Academics, Student Life
Bradley and Murray review video of trip to Mississippi.
Bradley and Murray review video of trip to Mississippi.

By Rebecca Davis ’15

Members of the Siena College community had the opportunity to spend part of the summer commemorating the 50th anniversary of Freedom Summer with a trip to the place where it began: Mississippi.

Professor of Sociology Paul Murray, Ph.D. led Siena students and high school students from Albany and Green Tech High Schools on tour of Mississippi. They spent more than a week visiting landmarks of the Civil Rights Movement and ended their trip in Jackson at the Freedom Summer 50th Anniversary Conference at Tougaloo College. 

Abigail Bradley ’17 was the videographer for the trip and was grateful that she had an opportunity to experience this trip at the end of her first year in college. “This is just something I’m so passionate about,” Bradley said. She became involved in this project when she took Murray’s Civil Rights Movement course last spring.

When Freedom Summer began in 1964, its goal was to get the subjugated African American community in Mississippi to vote. This was a dangerous task and safe havens, known as freedom houses and freedom schools, were created to protect civil rights workers. Today, they have been converted into museums that the group visited.
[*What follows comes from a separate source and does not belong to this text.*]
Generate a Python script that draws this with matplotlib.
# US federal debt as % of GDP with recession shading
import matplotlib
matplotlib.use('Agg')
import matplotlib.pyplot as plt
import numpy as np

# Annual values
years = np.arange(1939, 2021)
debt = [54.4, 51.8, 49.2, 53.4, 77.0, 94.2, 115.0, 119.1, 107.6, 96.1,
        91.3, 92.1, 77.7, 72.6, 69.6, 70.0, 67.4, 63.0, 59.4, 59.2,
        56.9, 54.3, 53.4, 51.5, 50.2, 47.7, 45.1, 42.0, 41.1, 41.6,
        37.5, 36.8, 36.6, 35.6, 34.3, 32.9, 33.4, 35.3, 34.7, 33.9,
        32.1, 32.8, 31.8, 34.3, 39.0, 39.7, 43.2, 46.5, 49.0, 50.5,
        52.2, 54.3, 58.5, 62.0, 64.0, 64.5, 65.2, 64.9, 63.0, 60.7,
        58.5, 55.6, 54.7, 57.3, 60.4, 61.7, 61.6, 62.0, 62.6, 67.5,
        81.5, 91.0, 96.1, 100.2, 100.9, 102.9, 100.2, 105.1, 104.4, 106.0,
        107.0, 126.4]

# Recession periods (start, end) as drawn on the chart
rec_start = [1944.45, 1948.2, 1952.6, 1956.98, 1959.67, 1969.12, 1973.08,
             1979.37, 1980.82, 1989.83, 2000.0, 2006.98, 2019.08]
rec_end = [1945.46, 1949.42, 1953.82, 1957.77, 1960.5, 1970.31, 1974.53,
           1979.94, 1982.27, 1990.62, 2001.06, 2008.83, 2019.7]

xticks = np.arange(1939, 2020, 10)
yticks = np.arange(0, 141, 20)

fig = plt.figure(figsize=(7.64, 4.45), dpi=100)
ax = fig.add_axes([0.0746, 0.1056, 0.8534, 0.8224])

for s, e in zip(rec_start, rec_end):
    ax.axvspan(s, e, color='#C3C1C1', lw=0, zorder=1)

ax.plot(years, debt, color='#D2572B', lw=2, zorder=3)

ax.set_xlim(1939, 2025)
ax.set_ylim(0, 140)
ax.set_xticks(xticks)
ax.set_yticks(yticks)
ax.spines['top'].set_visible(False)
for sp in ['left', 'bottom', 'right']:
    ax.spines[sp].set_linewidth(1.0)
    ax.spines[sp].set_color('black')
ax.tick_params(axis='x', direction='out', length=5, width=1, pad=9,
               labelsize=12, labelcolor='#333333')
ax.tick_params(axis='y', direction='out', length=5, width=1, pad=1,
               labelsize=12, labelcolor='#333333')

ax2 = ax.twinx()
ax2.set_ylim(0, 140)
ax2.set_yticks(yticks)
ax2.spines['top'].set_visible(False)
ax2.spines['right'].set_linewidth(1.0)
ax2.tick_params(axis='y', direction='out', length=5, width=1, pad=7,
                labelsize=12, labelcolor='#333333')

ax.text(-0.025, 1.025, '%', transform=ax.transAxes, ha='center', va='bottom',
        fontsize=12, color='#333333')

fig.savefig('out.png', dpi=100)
Murray and the students also honored those who were murdered in the quest for civil rights by going to memorials. According to Murray, perhaps the most emotional excursion was the visit to the museum of Emmett Till and seeing the river where the 14-year-old boy’s body was found.

Murray, who spent time in Mississippi during the Civil Rights Movement, used his experiences to explain the region, and describe the changes and problems that are still present decades later. His goal during these types of trips is to get his students to truly understand the background of the movement so that they can continue to make positive changes towards equal rights.

“Understanding civil rights is not just Martin Luther King or Rosa Parks. It’s acknowledging the hundreds of thousands of local people, ordinary folks, who were willing to work and take risks for change,” Murray said.    

As they learned during the conference at Tougaloo College, Mississippi still struggles with worker’s rights, voting rights, and education equality, which include many young African Americans being on the school to prison “pipeline” instead of having the opportunity to go to college.

“I’m more aware of injustices and I now have more knowledge of how to change things, even in everyday life,” Bradley said after returning from the trip. She is now creating a video that will educate others about the trip and the continuation of the Civil Rights Movement in today’s society.